Investing: why you don’t have to win to win

 
 
 

In 2003 I won a trip to Mauritius after taking part in the office’s fantasy rugby competition. We were each given a budget of £100m and had to select which players we wanted on our team. 

The best players were worth £50m, leaving little leftover to buy the rest of the squad, so I needed to plan my team carefully and get the balance just right. 

As a lifelong rugby fan, I took it all very seriously. With a holiday at stake, I became even more preoccupied with The Six Nations than I would’ve been previously. Italy beat Wales in the opener to secure their first every tournament victory, who saw that coming?

By the time the tournament leaders England and Ireland made it to the final weekend, my own team were in second place on the fantasy rugby leader board. The fact my side was made up solely of English and Irish players might’vehad something to do with it. Genius. 

Putting so much faith in those sporting the Red Rose and the Men in Green could only get me so far. With both teams going literally head-to-head for the Grand Slam and Triple Crown, I found myself with a dilemma. If I didn’t change my team, the points I’d gain from the winner’s success would be cancelled out by the loser’s defeat. I took a gamble and dropped all the Irish players from my team. It paid off: England ran in five tries and won 42-6 in Dublin and a few months later I was sipping a Mojito on a shimmering beach. 

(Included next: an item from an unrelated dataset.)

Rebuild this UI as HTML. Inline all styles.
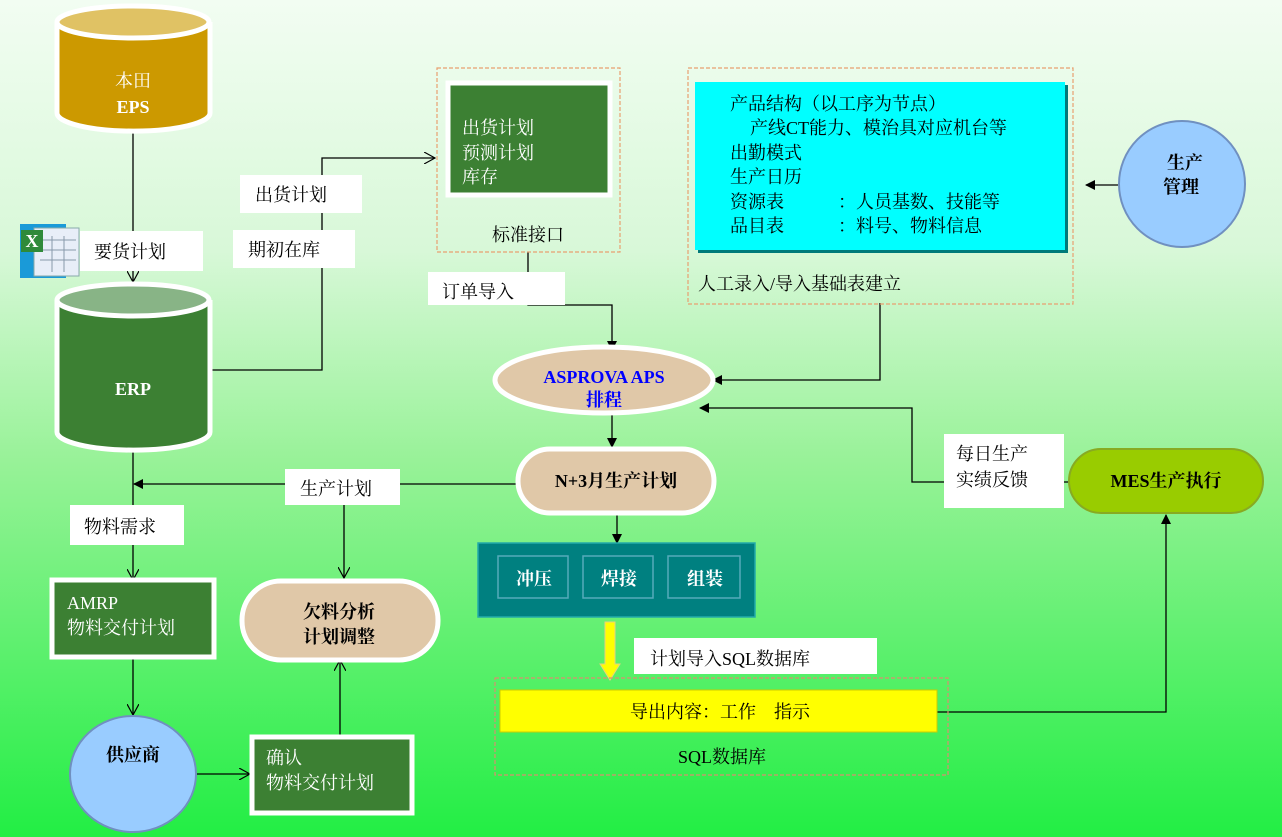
<!DOCTYPE html>
<html><head><meta charset="utf-8"><style>
html,body{margin:0;padding:0;width:1282px;height:837px;overflow:hidden}
svg{display:block}
text{font-family:"Liberation Serif","Noto Serif CJK SC",serif;font-size:18px}
</style></head><body>
<svg width="1282" height="837" viewBox="0 0 1282 837" xmlns="http://www.w3.org/2000/svg">
<defs>
<linearGradient id="bg" x1="0" y1="0" x2="0" y2="1">
<stop offset="0" stop-color="#f2fdf2"/><stop offset="0.3" stop-color="#d8f8d8"/>
<stop offset="0.55" stop-color="#98f298"/><stop offset="1" stop-color="#22ee44"/></linearGradient>
<marker id="fa" markerWidth="10" markerHeight="10" refX="9" refY="5" orient="auto" markerUnits="userSpaceOnUse"><path d="M0,0 L10,5 L0,10z" fill="#000"/></marker>
<marker id="oa" markerWidth="12" markerHeight="12" refX="11" refY="6" orient="auto" markerUnits="userSpaceOnUse"><path d="M0,0 L11,6 L0,12" fill="none" stroke="#000" stroke-width="1.2"/></marker>
</defs>
<rect width="1282" height="837" fill="url(#bg)"/>

<g stroke="#000" stroke-width="1.3" fill="none">
<path d="M133 133 V282" marker-end="url(#oa)"/>
<path d="M210 370 H322 V158 H435" marker-end="url(#oa)"/>
<path d="M528 252 V305 H612 V350" marker-end="url(#fa)"/>
<path d="M1118 185 H1086" marker-end="url(#fa)"/>
<path d="M880 303 V380 H713" marker-end="url(#fa)"/>
<path d="M612 413 V447" marker-end="url(#fa)"/>
<path d="M517 484 H134" marker-end="url(#fa)"/>
<path d="M344 505 V578" marker-end="url(#oa)"/>
<path d="M1070 482 H912 V408 H700" marker-end="url(#fa)"/>
<path d="M617 514 V543" marker-end="url(#fa)"/>
<path d="M937 712 H1166 V515" marker-end="url(#fa)"/>
<path d="M133 452 V580" marker-end="url(#oa)"/>
<path d="M133 658 V715" marker-end="url(#oa)"/>
<path d="M197 774 H250" marker-end="url(#oa)"/>
<path d="M340 735 V660" marker-end="url(#oa)"/>
</g>

<path d="M57 22 V113 A76 18 0 0 0 210 113 V22" fill="#cc9900" stroke="#fff" stroke-width="5"/>
<ellipse cx="133" cy="22" rx="76" ry="16" fill="#e0c264" stroke="#fff" stroke-width="5"/>
<text x="133" y="87" fill="#fff" text-anchor="middle">本田</text>
<text x="133" y="113" fill="#fff" text-anchor="middle" font-weight="bold">EPS</text>

<rect x="20" y="224" width="46" height="54" fill="#1a9ad8"/>
<rect x="34" y="228" width="45" height="48" fill="#e8eef8" stroke="#8aa" stroke-width="1"/>
<g stroke="#89a" stroke-width="1"><path d="M40 240 H76 M40 250 H76 M40 260 H76 M52 236 V272 M64 236 V272"/></g>
<rect x="21" y="230" width="22" height="22" fill="#2f8a3a"/>
<text x="32" y="247" fill="#fff" font-size="15" text-anchor="middle" font-weight="bold">X</text>

<path d="M57 300 V432 A76 18 0 0 0 210 432 V300" fill="#3c8033" stroke="#fff" stroke-width="5"/>
<ellipse cx="133" cy="300" rx="76" ry="16" fill="#88b486" stroke="#fff" stroke-width="5"/>
<text x="133" y="395" fill="#fff" text-anchor="middle" font-weight="bold">ERP</text>

<g fill="#fff">
<rect x="80" y="231" width="123" height="40"/>
<rect x="240" y="175" width="122" height="38"/>
<rect x="233" y="230" width="122" height="38"/>
<rect x="428" y="272" width="137" height="33"/>
<rect x="285" y="469" width="115" height="36"/>
<rect x="70" y="505" width="114" height="40"/>
<rect x="944" y="434" width="120" height="74"/>
<rect x="634" y="638" width="243" height="36"/>
</g>
<text x="94" y="258">要货计划</text>
<text x="255" y="201">出货计划</text>
<text x="248" y="256">期初在库</text>
<text x="442" y="298">订单导入</text>
<text x="300" y="495">生产计划</text>
<text x="84" y="533">物料需求</text>
<text x="956" y="460">每日生产</text>
<text x="956" y="486">实绩反馈</text>
<text x="650" y="665">计划导入SQL数据库</text>

<rect x="437" y="68" width="183" height="184" fill="none" stroke="#e8a070" stroke-width="1.2" stroke-dasharray="4 2"/>
<rect x="448" y="83" width="162" height="112" fill="#3c8033" stroke="#fff" stroke-width="5"/>
<text x="462" y="134" fill="#fff">出货计划</text>
<text x="462" y="159" fill="#fff">预测计划</text>
<text x="462" y="183" fill="#fff">库存</text>
<text x="528" y="241" text-anchor="middle">标准接口</text>

<rect x="688" y="68" width="385" height="236" fill="none" stroke="#e8a070" stroke-width="1.2" stroke-dasharray="4 2"/>
<rect x="698" y="85" width="370" height="168" fill="#007a7a"/>
<rect x="695" y="82" width="370" height="168" fill="#00ffff"/>
<text x="730" y="110">产品结构（以工序为节点）</text>
<text x="750" y="134">产线CT能力、模治具对应机台等</text>
<text x="730" y="159">出勤模式</text>
<text x="730" y="183">生产日历</text>
<text x="730" y="208">资源表　　　：人员基数、技能等</text>
<text x="730" y="232">品目表　　　：料号、物料信息</text>
<text x="698" y="290">人工录入/导入基础表建立</text>

<circle cx="1182" cy="184" r="63" fill="#99ccff" stroke="#7090c0" stroke-width="2"/>
<text x="1185" y="169" text-anchor="middle" font-weight="bold">生产</text>
<text x="1181" y="193" text-anchor="middle" font-weight="bold">管理</text>

<ellipse cx="604" cy="380" rx="109" ry="33" fill="#e0c8a8" stroke="#fff" stroke-width="5"/>
<text x="604" y="383" text-anchor="middle" fill="#0000ff" font-weight="bold" font-size="17">ASPROVA APS</text>
<text x="604" y="406" text-anchor="middle" fill="#0000ff" font-weight="bold">排程</text>

<rect x="518" y="449" width="196" height="64" rx="32" fill="#e0c8a8" stroke="#fff" stroke-width="5"/>
<text x="616" y="487" text-anchor="middle" font-weight="bold">N+3月生产计划</text>

<rect x="1069" y="449" width="194" height="64" rx="32" fill="#99cc00" stroke="#88aa22" stroke-width="2"/>
<text x="1166" y="487" text-anchor="middle" font-weight="bold">MES生产执行</text>

<rect x="478" y="543" width="277" height="74" fill="#008080" stroke="#2aa" stroke-width="1.5"/>
<g fill="#008080" stroke="#5ab" stroke-width="1.5">
<rect x="498" y="556" width="70" height="42"/><rect x="583" y="556" width="70" height="42"/><rect x="668" y="556" width="72" height="42"/></g>
<text x="534" y="585" text-anchor="middle" fill="#fff" font-weight="bold">冲压</text>
<text x="619" y="585" text-anchor="middle" fill="#fff" font-weight="bold">焊接</text>
<text x="705" y="585" text-anchor="middle" fill="#fff" font-weight="bold">组装</text>

<path d="M605 622 H615 V664 H620 L610 680 L600 664 H605Z" fill="#ffff00" stroke="#e8d080" stroke-width="1"/>

<rect x="495" y="678" width="453" height="97" fill="none" stroke="#d89070" stroke-width="1.2" stroke-dasharray="4 2"/>
<rect x="500" y="690" width="437" height="42" fill="#ffff00" stroke="#cccc00" stroke-width="1"/>
<text x="720" y="718" text-anchor="middle">导出内容：工作　指示</text>
<text x="722" y="763" text-anchor="middle">SQL数据库</text>

<rect x="52" y="580" width="162" height="77" fill="#3c8033" stroke="#fff" stroke-width="5"/>
<text x="67" y="609" fill="#fff" font-size="17">AMRP</text>
<text x="67" y="634" fill="#fff">物料交付计划</text>

<rect x="242" y="581" width="196" height="79" rx="39" fill="#e0c8a8" stroke="#fff" stroke-width="5"/>
<text x="339" y="618" text-anchor="middle" font-weight="bold">欠料分析</text>
<text x="339" y="643" text-anchor="middle" font-weight="bold">计划调整</text>

<ellipse cx="133" cy="774" rx="63" ry="58" fill="#99ccff" stroke="#7090c0" stroke-width="2"/>
<text x="133" y="761" text-anchor="middle" font-weight="bold">供应商</text>

<rect x="252" y="737" width="160" height="76" fill="#3c8033" stroke="#fff" stroke-width="5"/>
<text x="266" y="764" fill="#fff">确认</text>
<text x="266" y="789" fill="#fff">物料交付计划</text>
</svg>
</body></html>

The emotional rollercoaster of placing a bet

I’ll never forget how happy I was when I won. I didn’t need a trip to Mauritius and would’ve been perfectly fine without it, but simply winning something made me feel on top of the world. 

Gambling itself can have a profound impact on our bodies, even before we win or lose. When we gamble, our brains produce more dopamine, the ‘feel-good’ hormone that creates feelings of pleasure and reward. This in turn triggers our adrenal glands and helps to produce adrenaline, giving us the ‘rush’ sensation we might feel when placing a bet. 

Once the high has subsided, we might gravitate to the same source of dopamine again, hoping for another fix. Unfortunately, unlike other sources of dopamine such as exercise, good food or seeing our favourite comedian live, winning (at least in the gambling sense) isn’t something that happens very often.

And it just so happens that humans are prone to something psychologists call ‘loss aversion’. It’s a phenomenon where a real or potential loss is perceived as psychologically more severe than an equivalent gain. For example, the pain of losing £100 is far greater than the joy we experience when we win the same amount. 

That’s why gambling can feel like an emotional rollercoaster, whether you’re buying a Lottery ticket, enjoying a day at the races, or building a Fantasy Rugby team.

The problem with treating the stock market like a casino

Sometimes new clients are hesitant about investing. They might be comfortable with savings accounts and cash ISAs, but when I suggest a stocks and shares ISA, they worry that it’s akin to gambling. I can see why some might feel this - particularly the risk-averse. Investing involves risking capital to make a profit, there are no guarantees, and you could lose money, particularly in the short term.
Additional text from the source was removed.